A cobbled road in Slovenia recalling World War I

We are used to seeing all sorts of things commemorating the dead on the Western Front in the First World War: the poppies, the centenaries, the memorials erected on the village green, the poetry.  So it came as a bit of a surprise, on a holiday in Slovenia, to find evidence of the effects of war in a very different part of Europe.

Slovenia was part of the Austro-Hungarian empire in 1914.  The area around Kranjska Gora, in western Slovenia, was strategically important for the war against Italy, and the Austro-Hungarian authorities ordered the building of a better road over the Vrsic pass, which rises to 1611m (about 5,900 feet), using Russian prisoners of war as labour.  The road was built in 1915, but disaster struck soon after.    A terrible avalanche in March 1916 killed around 100 Russian prisoners, who were by then being used to clear snow off the road, as well as destroying some of the equipment used to build the road.  As a result, avalanche protection was improved, and the road construction strengthened.

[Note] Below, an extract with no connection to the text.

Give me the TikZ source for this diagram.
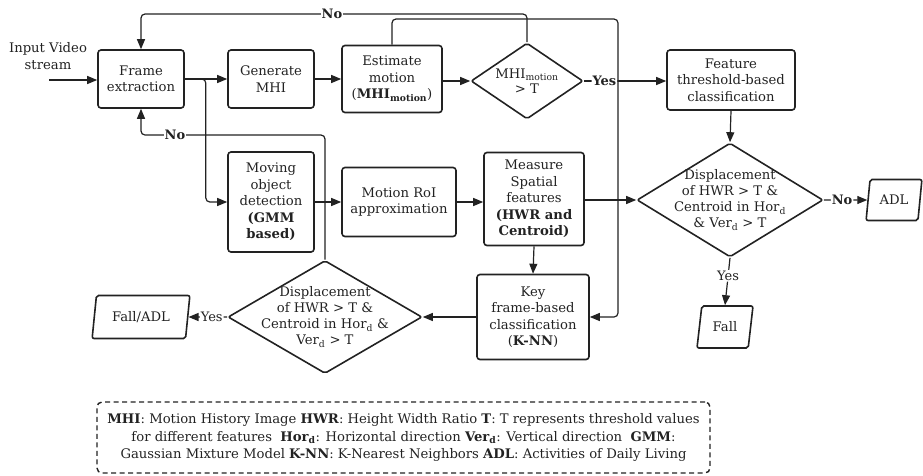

You can still see some of the results of this labour: some of the cobble stones on the many hairpin bends on the road from Kranjska Gora to Vrsic, are originals from the rebuilding during World War I.  There is a small wooden chapel, built in the Russian style, to commemorate the men who lost their lives in the avalanche.  But maybe the more lasting memorial is those cobble stones that their successors put down, which are still benefiting travellers today.